Wednesday, May 30, 2012

"Push Girls" episode 1: a minireview

Push Girls graphic from Sundance Channel webpage
Wheelchair graphic from "Push Girls" webpage
So there's been some hype in the disability community online about a new reality TV show coming out on the Sundance Channel called "Push Girls."  The basic premise of the show is to follow four Los Angeles women with spinal cord injuries (SCI) who use wheelchairs.  A lot of folks in the activist community were worried about how these women were going to be portrayed (as was I).  Well, they released the first episode on ITunes for free download yesterday and I decided to give it a test-run.  Besides, there's a part of me that enjoys reality TV, although I haven't indulged in it in the last five or so years aside from "So You Think You Can Dance" and "Dancing With The Stars."  Also, one of the women on the show is a hip hop dancer, and I'm just aching to see more PwD's dancing on tv ("Glee"...I'm glaring at you right now.  Glaring intensely).

First, my initial concerns.  These are all conventionally attractive women, all of them thin, most of whom are white.  All four of them have spinal cord injuries, which is a very specific population of wheelchair users.  They are all shown living in nice homes in Los Angeles, which demonstrates a specific socioeconomic status (one that many people with disabilities do not have access to for a variety of reasons).  It feels like they're aiming for the "we're just like you, except we use wheelchairs" narrative for the show.

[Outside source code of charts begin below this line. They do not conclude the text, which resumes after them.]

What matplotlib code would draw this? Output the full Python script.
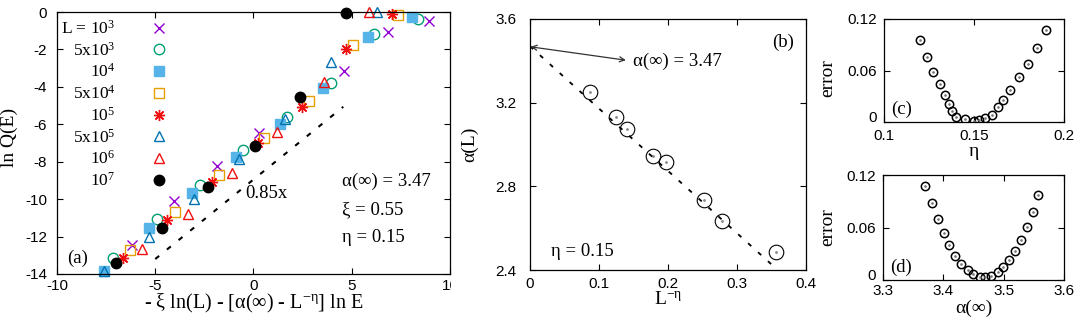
import matplotlib
matplotlib.use('Agg')
import matplotlib.pyplot as plt
from matplotlib.transforms import Bbox, TransformedBbox, IdentityTransform

plt.rcParams['font.family'] = ['Liberation Sans', 'DejaVu Sans']
plt.rcParams['axes.unicode_minus'] = False
plt.rcParams['mathtext.default'] = 'regular'
SERIF = ['Liberation Serif', 'DejaVu Serif']

# ---------------- Panel (a) data ----------------
labels_a = ['L = $10^3$', '$5x10^3$', '$10^4$', '$5x10^4$', '$10^5$', '$5x10^5$', '$10^6$', '$10^7$']

x_L1e3 = [-6.17, -4.03, -1.84, 0.28, 4.62, 6.83, 8.95]
y_L1e3 = [-12.45, -10.10, -8.21, -6.45, -3.14, -1.08, -0.46]

x_L5e3 = [-7.17, -4.91, -2.72, -0.52, 1.68, 3.93, 6.15, 8.39]
y_L5e3 = [-13.13, -11.06, -9.25, -7.38, -5.60, -3.78, -1.19, -0.37]

x_L1e4 = [-7.61, -5.33, -3.11, -0.89, 1.34, 3.55, 5.82, 8.05]
y_L1e4 = [-13.83, -11.53, -9.69, -7.77, -5.99, -4.08, -1.36, -0.28]

x_L5e4 = [-6.28, -4.01, -1.74, 0.55, 2.82, 5.08, 7.37]
y_L5e4 = [-12.72, -10.71, -8.71, -6.75, -4.74, -1.75, -0.16]

x_L1e5 = [-6.66, -4.40, -2.13, 0.21, 2.45, 4.71, 7.03]
y_L1e5 = [-13.16, -11.12, -9.07, -7.02, -5.06, -1.99, -0.12]

x_L5e5 = [-7.59, -5.30, -3.03, -0.72, 1.60, 3.93, 6.27]
y_L5e5 = [-13.83, -12.01, -9.99, -7.86, -5.73, -2.66, -0.02]

x_L1e6 = [-5.67, -3.32, -1.11, 1.21, 3.59, 5.89]
y_L1e6 = [-12.68, -10.80, -8.62, -6.40, -3.76, -0.02]

x_L1e7 = [-7.01, -4.67, -2.30, 0.08, 2.37, 4.71]
y_L1e7 = [-13.43, -11.53, -9.34, -7.16, -4.53, -0.04]

fit_slope_a = 0.85
fit_icpt_a = -8.95
fit_x_a = [-5.0, 4.57]

# ---------------- Panel (b) data ----------------
Lm_eta = [0.0877, 0.125, 0.140, 0.178, 0.197, 0.252, 0.279, 0.357]
alpha_L = [3.251, 3.131, 3.072, 2.947, 2.917, 2.736, 2.635, 2.485]
alpha_inf = 3.47
fit_slope_b = -2.98
fit_x_b = [0.0, 0.357]

# ---------------- Panel (c) data ----------------
eta_c = [0.1198, 0.1241, 0.1272, 0.1309, 0.1341, 0.1361, 0.1380, 0.1398, 0.1448, 0.1498,
         0.1528, 0.1563, 0.1600, 0.1633, 0.1661, 0.1698, 0.1750, 0.1800, 0.1850, 0.1902]
err_c = [0.0956, 0.0763, 0.0588, 0.0441, 0.0310, 0.0209, 0.0132, 0.0058, 0.0039, 0.0015,
         0.0019, 0.0046, 0.0085, 0.0170, 0.0259, 0.0375, 0.0519, 0.0677, 0.0859, 0.1072]

# ---------------- Panel (d) data ----------------
alpha_d = [3.370, 3.381, 3.391, 3.401, 3.410, 3.419, 3.430, 3.440, 3.449, 3.460,
           3.469, 3.479, 3.490, 3.499, 3.509, 3.519, 3.528, 3.538, 3.548, 3.557]
err_d = [0.1078, 0.0876, 0.0697, 0.0541, 0.0400, 0.0278, 0.0183, 0.0114, 0.0065, 0.0038,
         0.0030, 0.0046, 0.0088, 0.0145, 0.0229, 0.0335, 0.0457, 0.0602, 0.0773, 0.0971]

FS = 11      # tick labels (sans)
TFS = 13.5   # serif annotations
LFS = 14     # serif axis labels
GFS = 12.5   # legend

fig = plt.figure(figsize=(10.84, 3.27), dpi=100)
ax_a = fig.add_axes([0.0526, 0.1621, 0.3625, 0.8012])
ax_b = fig.add_axes([0.4889, 0.1743, 0.2546, 0.7676])
ax_c = fig.add_axes([0.8155, 0.6269, 0.1661, 0.3150])
ax_d = fig.add_axes([0.8146, 0.1437, 0.1670, 0.3211])

for ax in (ax_a, ax_b, ax_c, ax_d):
    ax.tick_params(direction='in', top=True, right=True, length=4, width=0.8,
                   labelsize=FS)
    for s in ax.spines.values():
        s.set_linewidth(0.9)

# ---------- (a) ----------
red = '#f01010'
series = [
    (x_L1e3, y_L1e3, dict(marker='x', color='#9400D3', ms=7, mew=1.0, ls='none')),
    (x_L5e3, y_L5e3, dict(marker='o', mfc='none', mec='#009E73', ms=7.5, mew=1.0, ls='none')),
    (x_L1e4, y_L1e4, dict(marker='s', color='#56B4E9', ms=6.5, ls='none')),
    (x_L5e4, y_L5e4, dict(marker='s', mfc='none', mec='#E69F00', ms=7, mew=1.0, ls='none')),
    (x_L1e5, y_L1e5, dict(marker=(8, 2, 0), color=red, ms=8, mew=1.0, ls='none')),
    (x_L5e5, y_L5e5, dict(marker='^', mfc='none', mec='#0072B2', ms=7.5, mew=1.0, ls='none')),
    (x_L1e6, y_L1e6, dict(marker='^', mfc='none', mec=red, ms=7.5, mew=1.0, ls='none')),
    (x_L1e7, y_L1e7, dict(marker='o', color='black', ms=7.5, ls='none')),
]
for (xs, ys, kw), lab in zip(series, labels_a):
    ax_a.plot(xs, ys, label=lab, clip_on=False, **kw)

fx = fit_x_a
ax_a.plot(fx, [fit_slope_a * v + fit_icpt_a for v in fx], color='black', lw=1.5,
          ls=(0, (2.4, 4.8)))

ax_a.set_xlim(-10, 10)
ax_a.set_ylim(-14, 0)
ax_a.set_xticks([-10, -5, 0, 5, 10])
ax_a.set_yticks([0, -2, -4, -6, -8, -10, -12, -14])
ax_a.tick_params(axis='y', pad=7)

leg = ax_a.legend(loc='upper right', bbox_to_anchor=(0.3046, 0.97), frameon=False,
                  markerfirst=False, handlelength=2, handletextpad=1.53,
                  borderpad=0, borderaxespad=0, labelspacing=0.22,
                  prop={'family': SERIF, 'size': GFS})

ax_a.text(-0.43, -9.7, '0.85x', family=SERIF, fontsize=TFS, va='center', ha='left')
ax_a.text(4.49, -9.07, 'α(∞) = 3.47', family=SERIF, fontsize=TFS, va='center', ha='left')
ax_a.text(4.49, -10.55, 'ξ = 0.55', family=SERIF, fontsize=TFS, va='center', ha='left')
ax_a.text(4.49, -12.04, 'η = 0.15', family=SERIF, fontsize=TFS, va='center', ha='left')
ax_a.text(-9.5, -13.16, '(a)', family=SERIF, fontsize=TFS, va='center', ha='left')

ax_a.set_xlabel('- ξ ln(L) - [α(∞) - $L^{-η}$] ln E', family=SERIF, fontsize=LFS + 0.5)
ax_a.set_ylabel('ln Q(E)', family=SERIF, fontsize=LFS)
ax_a.xaxis.set_label_coords(0.5, -0.07)
ax_a.yaxis.set_label_coords(-0.099, 0.52)

# clip the last x tick label like the reference
last = ax_a.xaxis.get_major_ticks()[-1]
last.label1.set_clip_on(True)
last.label1.set_clip_box(TransformedBbox(Bbox([[0, 0], [451, 327]]), IdentityTransform()))

# ---------- (b) ----------
ax_b.plot(Lm_eta, alpha_L, ls='none', marker='o', mfc='none', mec='black', ms=10.5, mew=0.8)
ax_b.plot(Lm_eta, alpha_L, ls='none', marker='o', color='#888888', ms=1.0)
ax_b.plot(fit_x_b, [alpha_inf + fit_slope_b * v for v in fit_x_b], color='black', lw=1.3,
          ls=(0, (2.4, 5.0)))
ax_b.annotate('', xy=(0.139, 3.403), xytext=(0.001, 3.467),
              arrowprops=dict(arrowstyle='<->', color='#333333', lw=0.9,
                              shrinkA=0, shrinkB=0, mutation_scale=9))
ax_b.text(0.1495, 3.397, 'α(∞) = 3.47', family=SERIF, fontsize=TFS, va='center', ha='left')
ax_b.text(0.367, 3.488, '(b)', family=SERIF, fontsize=TFS, va='center', ha='center')
ax_b.text(0.03, 2.488, 'η = 0.15', family=SERIF, fontsize=TFS, va='center', ha='left')
ax_b.set_xlim(0, 0.4)
ax_b.set_ylim(2.4, 3.6)
ax_b.set_xticks([0, 0.1, 0.2, 0.3, 0.4])
ax_b.set_xticklabels(['0', '0.1', '0.2', '0.3', '0.4'])
ax_b.set_yticks([2.4, 2.8, 3.2, 3.6])
ax_b.set_yticklabels(['2.4', '2.8', '3.2', '3.6'])
ax_b.tick_params(axis='y', pad=10)
ax_b.tick_params(axis='x', pad=5)
ax_b.set_xlabel('$L^{-η}$', family=SERIF, fontsize=LFS)
ax_b.set_ylabel('α(L)', family=SERIF, fontsize=LFS)
ax_b.xaxis.set_label_coords(0.5, -0.085)
ax_b.yaxis.set_label_coords(-0.188, 0.5)

# ---------- (c) ----------
ax_c.plot(eta_c, err_c, ls='none', marker='o', mfc='none', mec='black', ms=6, mew=1.1)
ax_c.plot(eta_c, err_c, ls='none', marker='o', color='#777777', ms=0.9)
ax_c.set_xlim(0.1, 0.2)
ax_c.set_ylim(0, 0.12)
ax_c.set_xticks([0.1, 0.15, 0.2])
ax_c.set_xticklabels(['0.1', '0.15', '0.2'])
ax_c.set_yticks([0, 0.06, 0.12])
ax_c.set_yticklabels(['0', '0.06', '0.12'])
ax_c.tick_params(axis='y', pad=5)
ax_c.tick_params(axis='x', pad=5)
ax_c.text(0.110, 0.0143, '(c)', family=SERIF, fontsize=TFS, va='center', ha='center')
ax_c.set_xlabel('η', family=SERIF, fontsize=LFS)
ax_c.set_ylabel('error', family=SERIF, fontsize=LFS)
ax_c.xaxis.set_label_coords(0.5, -0.2)
ax_c.yaxis.set_label_coords(-0.265, 0.43)

# ---------- (d) ----------
ax_d.plot(alpha_d, err_d, ls='none', marker='o', mfc='none', mec='black', ms=6, mew=1.1)
ax_d.plot(alpha_d, err_d, ls='none', marker='o', color='#777777', ms=0.9)
ax_d.set_xlim(3.3, 3.6)
ax_d.set_ylim(0, 0.12)
ax_d.set_xticks([3.3, 3.4, 3.5, 3.6])
ax_d.set_xticklabels(['3.3', '3.4', '3.5', '3.6'])
ax_d.set_yticks([0, 0.06, 0.12])
ax_d.set_yticklabels(['0', '0.06', '0.12'])
ax_d.tick_params(axis='y', pad=5)
ax_d.tick_params(axis='x', pad=3)
ax_d.text(3.330, 0.0145, '(d)', family=SERIF, fontsize=TFS, va='center', ha='center')
ax_d.set_xlabel('α(∞)', family=SERIF, fontsize=LFS)
ax_d.set_ylabel('error', family=SERIF, fontsize=LFS)
ax_d.xaxis.set_label_coords(0.5, -0.19)
ax_d.yaxis.set_label_coords(-0.258, 0.5)

# the "0" labels of the small panels sit on their baseline, as in the reference
for ax in (ax_c, ax_d):
    ax.yaxis.get_major_ticks()[0].label1.set_verticalalignment('baseline')

fig.savefig('out.png', dpi=100)
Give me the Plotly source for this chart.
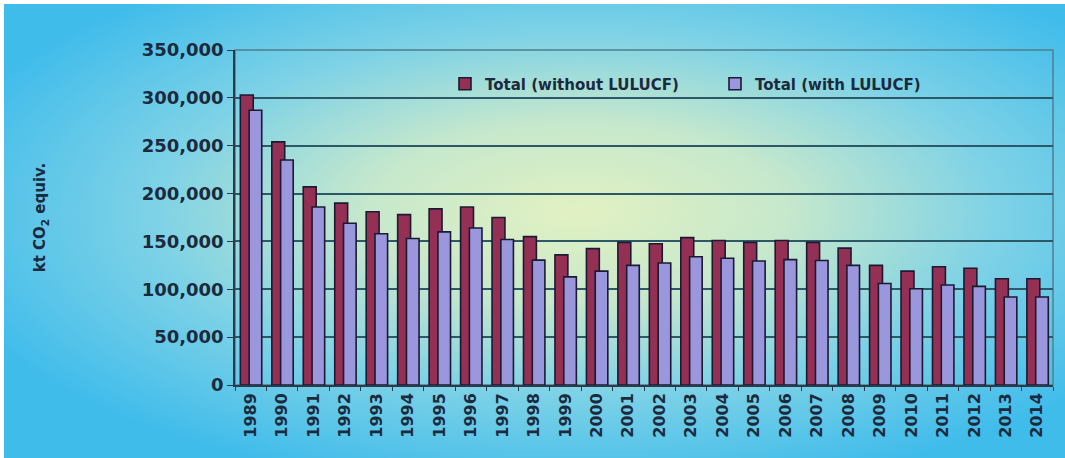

The actual show starts out like most reality shows and introduces the "real people" being featured.  Tiphany, Auti, Angela, and Mia are four women living in LA who have been friends with each other for five or more years.  The show introduces each woman and almost immediately dives into her personal story as to how she became injured with a spinal cord injury (all but one were from car accidents).  This is a pretty standard narrative for talking about PwD's in mainstream media, meaning that before we really get to know anything about these women's lives, interests, or personalities, we find out how these people were injured. 

We also find out pretty quickly that all but one of these women are paraplegic from their injuries, with Angela a quad.  It felt like a good majority of the show was spent highlighting Angela's struggles while trying to make her seem as "normal" as possible, repeatedly showing her doing her makeup for the audience (she is a model, so this isn't too surprising, but still felt like an excessive demonstration of "normal" feminine behavior).  Her video segments had this interesting push and pull between showing either how her life is different because of her impairment or how "normal" her life is despite impairment.

All in all, I think I'm going to keep following this show...but I think it's partly do to a continued frustration with the only other media portrayals of disability that I see (mostly "Glee" to be honest....which is pretty much a trainwreck for most anything related to diversity).  I probably won't pay ITunes for the privilege of watching it though, so I'll have to see if Hulu or Netflix will have it.

1 comment:

  1. I checked, they do have it on Hulu.